TSK’dan ihracı istenen teğmenlerden İzzet Akarsu ise savunmasında, “‘Bir ordunun kıymeti zabit ve kumandan heyetinin kıymeti ile ölçülür’ sözünden ilham alarak vatana ve milletime layık olmak için çalıştım” dedi. Akarsu, daima Mustafa Kemal'in izinde olacağını ifade etti.
Teğmenlerden Gazi Kılıç da Türk Silahlı Kuvvetleri'ne sadakatle bağlı, Atatürkçü, şerefli bir Türk subayı olduğunu, karar ne olursa olsun vatana hizmet etmekten vazgeçmeyeceğini ve ne silah arkadaşlarının ne de kimsenin bundan şüphe etmemesini vurguladı. Teğmen Kılıç, “Vatana hizmet için üniforma şart değildir" dedi.

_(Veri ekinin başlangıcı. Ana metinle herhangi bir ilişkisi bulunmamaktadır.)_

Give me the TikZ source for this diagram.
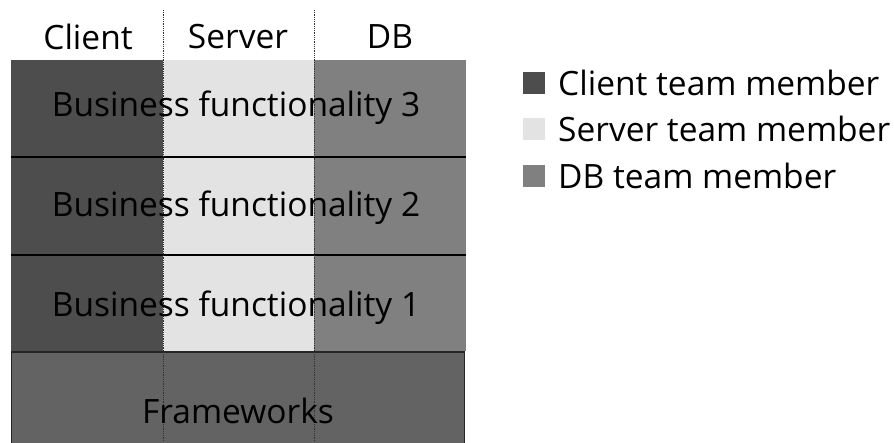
\documentclass[tikz,border=0pt]{standalone}
\usepackage{fontspec}
\setmainfont{Open Sans}
\begin{document}
\begin{tikzpicture}[x=1pt,y=-1pt,
  lbl/.style={inner sep=0pt,font=\fontsize{33.5}{40}\selectfont,text=black},
  sep/.style={line width=2.2pt,black},
  divider/.style={line width=0.8pt,densely dotted,black!80},
  legsq/.style={inner sep=0pt,minimum size=22pt,draw=none}]
\definecolor{cclient}{HTML}{4D4D4D}
\definecolor{cserver}{HTML}{E3E3E3}
\definecolor{cdb}{HTML}{808080}
\definecolor{cframe}{HTML}{636363}
\useasboundingbox (0,0) rectangle (894,442);
% columns
\fill[cclient] (11,60) rectangle (163,351);
\fill[cserver] (163,60) rectangle (314,351);
\fill[cdb] (314,60) rectangle (466,351);
% frameworks
\draw[fill=cframe,draw=black!85,line width=1.4pt] (11.5,352) rectangle (464.5,450);
% row separators
\coordinate (s1l) at (11,157); \coordinate (s1r) at (466,157);
\coordinate (s2l) at (11,255); \coordinate (s2r) at (466,255);
\draw[sep] (s1l) -- (s1r);
\draw[sep] (s2l) -- (s2r);
% dotted dividers
\coordinate (d1t) at (163,10); \coordinate (d1b) at (163,442);
\coordinate (d2t) at (314,10); \coordinate (d2b) at (314,442);
\draw[divider] (d1t) -- (d1b);
\draw[divider] (d2t) -- (d2b);
% headers
\node[lbl] (hclient) at (88,37) {Client};
\node[lbl] (hserver) at (238,37) {Server};
\node[lbl] (hdb) at (390,37) {DB};
% rows
\node[lbl] (bf3) at (236,108) {Business functionality 3};
\node[lbl] (bf2) at (236,208) {Business functionality 2};
\node[lbl] (bf1) at (236,308) {Business functionality 1};
\node[lbl] (fw) at (238,411) {Frameworks};
% legend
\node[legsq,fill=cclient] (lq1) at (534,83) {};
\node[legsq,fill=cserver] (lq2) at (534,129) {};
\node[legsq,fill=cdb] (lq3) at (534,176) {};
\node[lbl,anchor=west] (lt1) at (558,83) {Client team member};
\node[lbl,anchor=west] (lt2) at (558,129) {Server team member};
\node[lbl,anchor=west] (lt3) at (558,176) {DB team member};
\end{tikzpicture}
\end{document}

Teğmen Deniz Demirtaş ise, savunmasında tek gayesinin Türk milletine, TSK’ya ve Türkiye Cumhuriyeti’ne layık bir subay olmak olduğunu ifade etti. Yaşadıklarının, tarihte vatan uğruna bedel ödeyen komutanlar yanında önemsiz olduğunu belirten Demirtaş, kişilerin gelip geçici olduğunu baki olanın ise Atatürkçülük olduğunu vurguladı.
Teğmen Serhat Gündar savunmasında tek endişesinin kendisini yetiştiren ve bu üniforma ile rütbeyi layık gören Türk milletine olan hizmet borcunu ödeyememe ihtimali olduğunu söyledi.